What you are asked to do
Reproduce nothing but the lines from the start of the material through the line that includes "grey_dashed = (19.8, 1.56)", both ends included, and omit every picture.

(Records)
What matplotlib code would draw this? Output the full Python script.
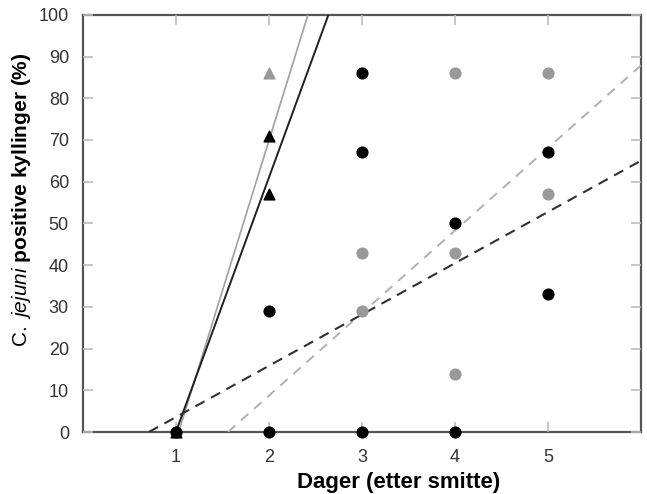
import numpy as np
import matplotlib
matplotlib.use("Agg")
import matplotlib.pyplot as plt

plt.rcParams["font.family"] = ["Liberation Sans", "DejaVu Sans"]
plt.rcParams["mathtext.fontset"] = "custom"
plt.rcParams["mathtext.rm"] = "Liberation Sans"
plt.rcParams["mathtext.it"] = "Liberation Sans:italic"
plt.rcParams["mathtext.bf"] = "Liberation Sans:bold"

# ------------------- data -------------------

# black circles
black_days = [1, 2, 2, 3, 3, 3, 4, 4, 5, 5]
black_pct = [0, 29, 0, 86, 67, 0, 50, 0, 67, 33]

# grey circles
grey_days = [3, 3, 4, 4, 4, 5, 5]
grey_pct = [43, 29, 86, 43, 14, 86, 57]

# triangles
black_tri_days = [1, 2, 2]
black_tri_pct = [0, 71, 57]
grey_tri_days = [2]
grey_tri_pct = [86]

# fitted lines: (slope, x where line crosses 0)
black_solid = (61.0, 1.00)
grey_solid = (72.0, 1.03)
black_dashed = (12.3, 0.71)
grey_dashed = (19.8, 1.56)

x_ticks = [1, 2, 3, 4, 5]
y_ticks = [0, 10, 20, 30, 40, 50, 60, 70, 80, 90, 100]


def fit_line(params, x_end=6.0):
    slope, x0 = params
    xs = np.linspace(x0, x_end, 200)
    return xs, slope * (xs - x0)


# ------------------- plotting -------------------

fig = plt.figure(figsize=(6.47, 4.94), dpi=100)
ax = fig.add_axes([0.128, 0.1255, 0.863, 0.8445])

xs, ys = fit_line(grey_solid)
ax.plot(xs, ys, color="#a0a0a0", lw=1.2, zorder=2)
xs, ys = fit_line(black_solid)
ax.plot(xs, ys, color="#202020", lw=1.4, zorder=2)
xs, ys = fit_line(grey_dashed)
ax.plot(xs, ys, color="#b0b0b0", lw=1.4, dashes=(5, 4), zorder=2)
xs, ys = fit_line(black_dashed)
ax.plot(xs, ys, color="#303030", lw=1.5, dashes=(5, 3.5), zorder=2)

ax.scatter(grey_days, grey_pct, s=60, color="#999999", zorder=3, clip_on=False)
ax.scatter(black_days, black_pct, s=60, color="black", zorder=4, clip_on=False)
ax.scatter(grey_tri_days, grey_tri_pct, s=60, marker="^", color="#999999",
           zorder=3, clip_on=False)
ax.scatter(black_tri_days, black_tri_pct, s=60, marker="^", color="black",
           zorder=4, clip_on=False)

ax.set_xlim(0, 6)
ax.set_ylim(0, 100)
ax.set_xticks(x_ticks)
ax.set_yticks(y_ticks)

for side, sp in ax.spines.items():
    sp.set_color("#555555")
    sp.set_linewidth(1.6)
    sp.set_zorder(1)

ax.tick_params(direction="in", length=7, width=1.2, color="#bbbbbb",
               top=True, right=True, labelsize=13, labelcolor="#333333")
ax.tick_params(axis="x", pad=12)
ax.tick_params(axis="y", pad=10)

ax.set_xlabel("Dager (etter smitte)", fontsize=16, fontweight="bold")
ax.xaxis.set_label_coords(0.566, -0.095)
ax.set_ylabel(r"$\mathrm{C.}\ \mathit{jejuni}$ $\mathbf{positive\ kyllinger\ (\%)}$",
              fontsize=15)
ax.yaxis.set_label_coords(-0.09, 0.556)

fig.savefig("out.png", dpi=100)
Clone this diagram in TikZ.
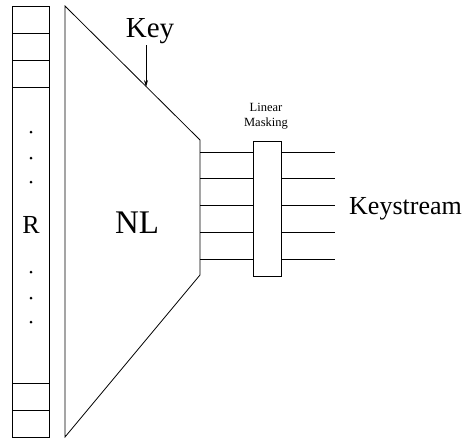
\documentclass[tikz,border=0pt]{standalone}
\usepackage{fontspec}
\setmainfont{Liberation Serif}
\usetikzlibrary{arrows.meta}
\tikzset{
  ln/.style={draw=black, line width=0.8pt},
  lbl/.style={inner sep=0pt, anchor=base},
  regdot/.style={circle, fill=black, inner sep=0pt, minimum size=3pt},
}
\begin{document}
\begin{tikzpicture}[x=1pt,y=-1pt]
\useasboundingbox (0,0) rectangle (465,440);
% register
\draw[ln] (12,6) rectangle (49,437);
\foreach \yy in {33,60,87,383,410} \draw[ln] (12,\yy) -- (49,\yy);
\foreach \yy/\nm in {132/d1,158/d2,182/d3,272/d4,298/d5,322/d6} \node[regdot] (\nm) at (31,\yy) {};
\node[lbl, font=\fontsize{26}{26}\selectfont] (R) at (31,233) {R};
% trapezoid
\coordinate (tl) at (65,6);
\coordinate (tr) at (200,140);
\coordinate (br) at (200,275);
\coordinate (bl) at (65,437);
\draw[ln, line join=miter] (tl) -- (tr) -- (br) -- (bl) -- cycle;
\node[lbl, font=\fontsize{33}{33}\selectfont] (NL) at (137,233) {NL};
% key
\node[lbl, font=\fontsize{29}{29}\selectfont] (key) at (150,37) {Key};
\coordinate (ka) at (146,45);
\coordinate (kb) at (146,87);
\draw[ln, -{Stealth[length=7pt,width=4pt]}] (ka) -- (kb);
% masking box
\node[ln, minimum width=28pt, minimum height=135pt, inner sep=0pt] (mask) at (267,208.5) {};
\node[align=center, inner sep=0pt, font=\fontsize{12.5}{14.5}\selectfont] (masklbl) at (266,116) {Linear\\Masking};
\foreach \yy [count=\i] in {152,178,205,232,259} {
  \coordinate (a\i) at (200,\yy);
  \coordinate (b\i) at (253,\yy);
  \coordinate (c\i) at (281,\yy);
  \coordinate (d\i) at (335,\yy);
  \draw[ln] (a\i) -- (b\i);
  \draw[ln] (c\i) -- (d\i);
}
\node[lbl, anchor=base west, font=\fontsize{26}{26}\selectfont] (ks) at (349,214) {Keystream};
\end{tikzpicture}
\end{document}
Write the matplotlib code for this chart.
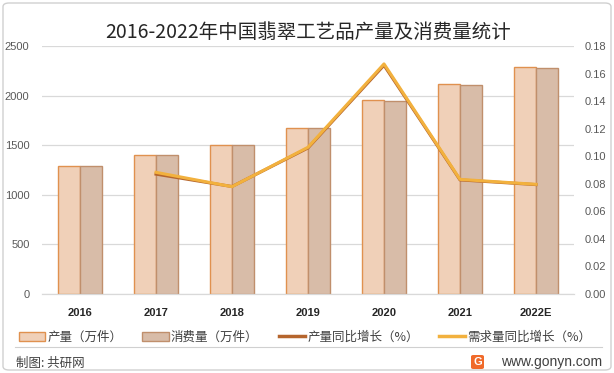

Exercise output
What matplotlib code would draw this? Output the full Python script.
import numpy as np
import matplotlib
matplotlib.use("Agg")
import matplotlib.pyplot as plt

plt.rcParams["font.family"] = ["Liberation Sans", "DejaVu Sans"]
plt.rcParams["mathtext.fontset"] = "custom"
plt.rcParams["mathtext.rm"] = "Liberation Sans"
plt.rcParams["mathtext.it"] = "Liberation Sans:italic"
plt.rcParams["mathtext.bf"] = "Liberation Sans:bold"

# ------------------- data -------------------

# black circles
black_days = [1, 2, 2, 3, 3, 3, 4, 4, 5, 5]
black_pct = [0, 29, 0, 86, 67, 0, 50, 0, 67, 33]

# grey circles
grey_days = [3, 3, 4, 4, 4, 5, 5]
grey_pct = [43, 29, 86, 43, 14, 86, 57]

# triangles
black_tri_days = [1, 2, 2]
black_tri_pct = [0, 71, 57]
grey_tri_days = [2]
grey_tri_pct = [86]

# fitted lines: (slope, x where line crosses 0)
black_solid = (61.0, 1.00)
grey_solid = (72.0, 1.03)
black_dashed = (12.3, 0.71)
grey_dashed = (19.8, 1.56)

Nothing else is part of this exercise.